One of the reasons Europe’s debt crisis has flared again is that the markets started fretting about the state of the public finances of Italy and Spain.
That prompted the European Central Bank a week ago to start intervening directly in the markets to support their bond prices. Figures later Monday will show how much the ECB splashed out in this bond-buying program, which has worked in getting both countries’ borrowing costs down to manageable levels.
In return for directly buying Italian bonds, the ECB wanted more austerity from the government. Last week, Prime Minister Silvio Berlusconi announced —45.5 billion ($64.8 billion) in emergency austerity measures.

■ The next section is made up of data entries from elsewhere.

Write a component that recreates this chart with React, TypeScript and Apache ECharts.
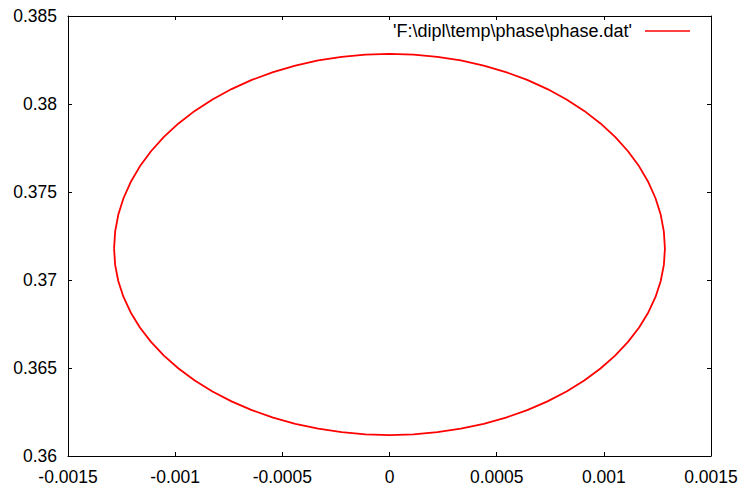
import React, { useEffect, useRef } from "react";
import * as echarts from "echarts";

// Phase-space trajectory from phase.dat: one closed orbit, traced from the
// leftmost point over the top, down the right side and back along the bottom.
const phaseX = [
  // left, rising to the top
  -0.001285, -0.0012801, -0.0012655, -0.0012412, -0.0012075, -0.0011646, -0.0011128, -0.0010526,
  -0.0009844, -0.0009086, -0.000826, -0.0007371, -0.0006425, -0.0005431, -0.0004395, -0.0003326,
  -0.0002231, -0.000112, 0,
  // top, falling to the right
  0.000112, 0.0002231, 0.0003326, 0.0004395, 0.0005431, 0.0006425, 0.0007371, 0.000826,
  0.0009086, 0.0009844, 0.0010526, 0.0011128, 0.0011646, 0.0012075, 0.0012412, 0.0012655,
  0.0012801, 0.001285,
  // right, down to the bottom
  0.0012801, 0.0012655, 0.0012412, 0.0012075, 0.0011646, 0.0011128, 0.0010526, 0.0009844,
  0.0009086, 0.000826, 0.0007371, 0.0006425, 0.0005431, 0.0004395, 0.0003326, 0.0002231,
  0.000112, 0,
  // bottom, back to the left
  -0.000112, -0.0002231, -0.0003326, -0.0004395, -0.0005431, -0.0006425, -0.0007371, -0.000826,
  -0.0009086, -0.0009844, -0.0010526, -0.0011128, -0.0011646, -0.0012075, -0.0012412, -0.0012655,
  -0.0012801, -0.001285,
];
const phaseY = [
  0.37178, 0.372745, 0.373702, 0.374645, 0.375566, 0.376458, 0.377315, 0.378129,
  0.378896, 0.379608, 0.38026, 0.380848, 0.381367, 0.381813, 0.382182, 0.382473,
  0.382682, 0.382808, 0.38285,
  0.382808, 0.382682, 0.382473, 0.382182, 0.381813, 0.381367, 0.380848, 0.38026,
  0.379608, 0.378896, 0.378129, 0.377315, 0.376458, 0.375566, 0.374645, 0.373702,
  0.372745, 0.37178,
  0.370857, 0.369941, 0.369039, 0.368158, 0.367304, 0.366485, 0.365706, 0.364973,
  0.364292, 0.363668, 0.363105, 0.362609, 0.362182, 0.361829, 0.361551, 0.361351,
  0.36123, 0.36119,
  0.36123, 0.361351, 0.361551, 0.361829, 0.362182, 0.362609, 0.363105, 0.363668,
  0.364292, 0.364973, 0.365706, 0.366485, 0.367304, 0.368158, 0.369039, 0.369941,
  0.370857, 0.37178,
];

const xMin = -0.0015;
const xMax = 0.0015;
const xStep = 0.0005;
const yMin = 0.36;
const yMax = 0.385;
const yStep = 0.005;

const seriesName = "'F:\\dipl\\temp\\phase\\phase.dat'";

const FONT = "Liberation Sans, Arial, Helvetica, sans-serif";

const fmt = (v: number) => String(parseFloat(v.toPrecision(6)));

export default function App() {
  const ref = useRef<HTMLDivElement>(null);

  useEffect(() => {
    if (!ref.current) return;
    const chart = echarts.init(ref.current, undefined, { renderer: "svg" });

    const points = phaseX.map((x, i) => [x, phaseY[i]]);

    const frameLine = { show: true, onZero: false, lineStyle: { color: "#000", width: 1 } };
    const tickIn = { show: true, inside: true, length: 4, lineStyle: { color: "#000", width: 1 } };
    const labelStyle = { color: "#000", fontFamily: FONT, fontSize: 17.5 };

    chart.setOption({
      animation: false,
      backgroundColor: "#fff",
      grid: { left: 68, right: 33, top: 16, bottom: 35, containLabel: false },
      xAxis: [
        {
          type: "value",
          min: xMin,
          max: xMax,
          interval: xStep,
          position: "bottom",
          axisLine: frameLine,
          axisTick: tickIn,
          splitLine: { show: false },
          axisLabel: { ...labelStyle, margin: 12, formatter: fmt },
        },
        {
          type: "value",
          min: xMin,
          max: xMax,
          interval: xStep,
          position: "top",
          axisLine: frameLine,
          axisTick: tickIn,
          splitLine: { show: false },
          axisLabel: { show: false },
        },
      ],
      yAxis: [
        {
          type: "value",
          min: yMin,
          max: yMax,
          interval: yStep,
          position: "left",
          axisLine: frameLine,
          axisTick: tickIn,
          splitLine: { show: false },
          axisLabel: { ...labelStyle, margin: 11, formatter: fmt },
        },
        {
          type: "value",
          min: yMin,
          max: yMax,
          interval: yStep,
          position: "right",
          axisLine: frameLine,
          axisTick: tickIn,
          splitLine: { show: false },
          axisLabel: { show: false },
        },
      ],
      series: [
        {
          name: seriesName,
          type: "line",
          xAxisIndex: 0,
          yAxisIndex: 0,
          data: points,
          showSymbol: false,
          smooth: false,
          lineStyle: { color: "#ff0000", width: 1.8, join: "round" },
        },
      ],
      graphic: [
        {
          type: "text",
          x: 632,
          y: 31,
          style: {
            text: seriesName,
            align: "right",
            verticalAlign: "middle",
            fill: "#000",
            font: `18px ${FONT}`,
          },
        },
        {
          type: "line",
          shape: { x1: 645, y1: 31, x2: 690, y2: 31 },
          style: { stroke: "#ff0000", lineWidth: 1.5 },
        },
      ],
    });

    return () => chart.dispose();
  }, []);

  return (
    <div
      ref={ref}
      style={{ position: "absolute", left: 0, top: 0, width: 744, height: 491, background: "#fff" }}
    />
  );
}
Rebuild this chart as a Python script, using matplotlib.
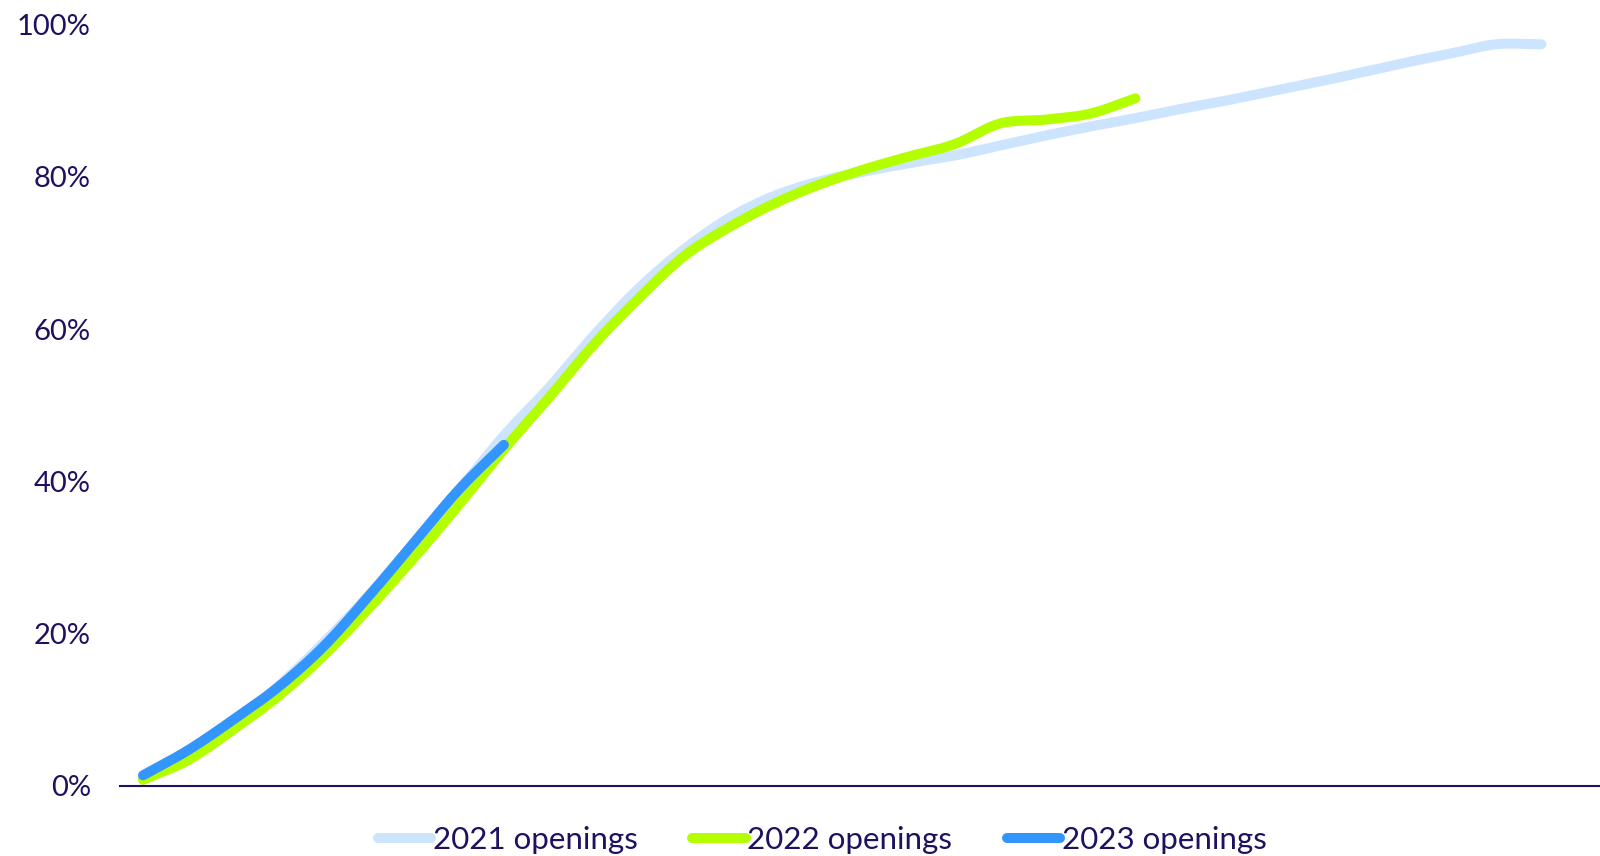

The improving appetite for risk, evidenced by the more benign stock market conditions, was evident in currency markets too, with the euro up 0.8 percent at $1.4385.
And notably, the Swiss franc continued to fall on speculation that the Swiss National Bank will peg the currency to the euro. Swiss officials have hinted that further action could be taken, after liquidity measures, to correct the currency’s “massive overvaluation” in recent trading. By mid afternoon, the euro was 0.7 percent higher on the day at 1.1275 francs.
Despite the speculation, BNP Paribas strategists said in a report that the Swiss franc “is susceptible to renewed strength if the markets do not receive some official signals of pending action by midweek.”
In Asia, stock markets rose Monday as data showed the economy of earthquake-battered Japan shrank less than expected.
Japan’s Nikkei 225 index closed up 1.4 percent at 9,086.41 while Hong Kong’s Hang Seng index shot up 3.3 percent to 20,260.10.
Mainland Chinese shares gained for a fifth trading day on expectations the government announce new measures to support growth. The Shanghai Composite Index added 1.3 percent to 2,626.77 and the Shenzhen Composite Index rose 1.4 percent to 1,175.41.
In the oil markets, prices recovered alongside equities. The main New York contract was up 25 cents at $85.63 a barrel.